In your quest to target high-value customers, are you leaving a lot of potential revenue on the table? You may not think so, but our recent report, Brand Loyalty 2020: The Need for Hyper-Individualization, shows that there are some significant opportunities to better engage some overlooked audiences, which have the potential to be loyal and generate more sales when engaged.
Some consumer groups – like those in certain income levels or generations – said that they feel their favorite brands tend to overlook them. And the divide has become more apparent as companies put their focus and resources on personalization marketing.
Those in higher income brackets told us that they believe their interactions with brands and retailers are more personalized than those with lower incomes. However, even though lower-income shoppers have less discretionary funds, they still spent about 40% of their income on items that economists categorize as luxuries. Brands that focus on 1:1 personalization with only higher income shoppers are missing out on a potential lucrative lower-income consumer segment, which is ready to buy.
Then there's the Baby Boomers. Most brands cater to younger generations – coveting those like Millennials who spend so much time, and money, shopping online. But, Millennials are not the ones with the most disposable income. Baby Boomers are the biggest annual spenders in the U.S., followed by Generation X. Brands must ensure personalization strategies address unique attributes of each generation, which requires continually adapting channels by audience. For example, before COVID-19, an app may have been the best way to reach millennials, but direct mail was used to reach Baby Boomers. After COVID-19, however, as digital adoption spiked among homebound Boomers, strategies should pivot to include more app engagement for that particular audience, as well.

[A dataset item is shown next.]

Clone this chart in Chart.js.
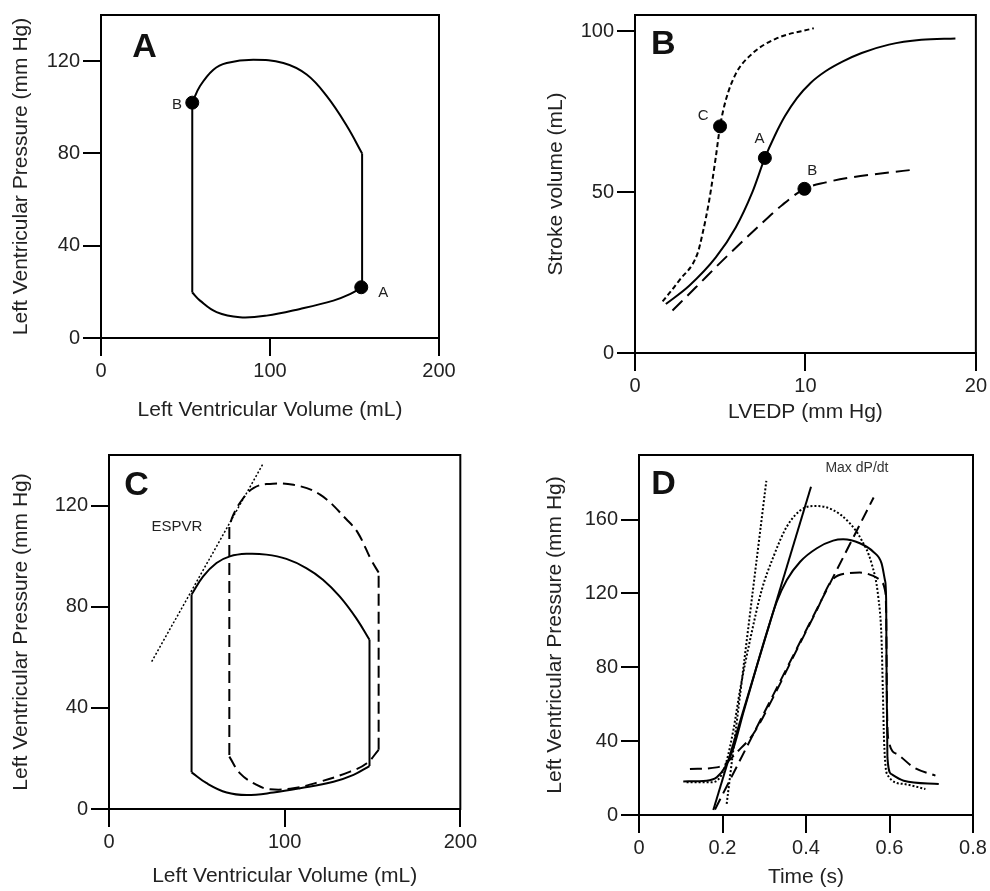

Less frequent shoppers are also often marginalized. It makes sense, considering frequent shoppers get more out of loyalty programs than those who don't visit as often or buy as much. But you also need to consider that those who shop online less frequently – once a month or even as little as just once a year – far exceed the number who shop online very frequently. Brands would be wise to develop tiers within their loyalty program that address shopping frequency, in order to engage with customers who only may make purchases a couple times a year, so they are top of mind when these individuals shop in the future.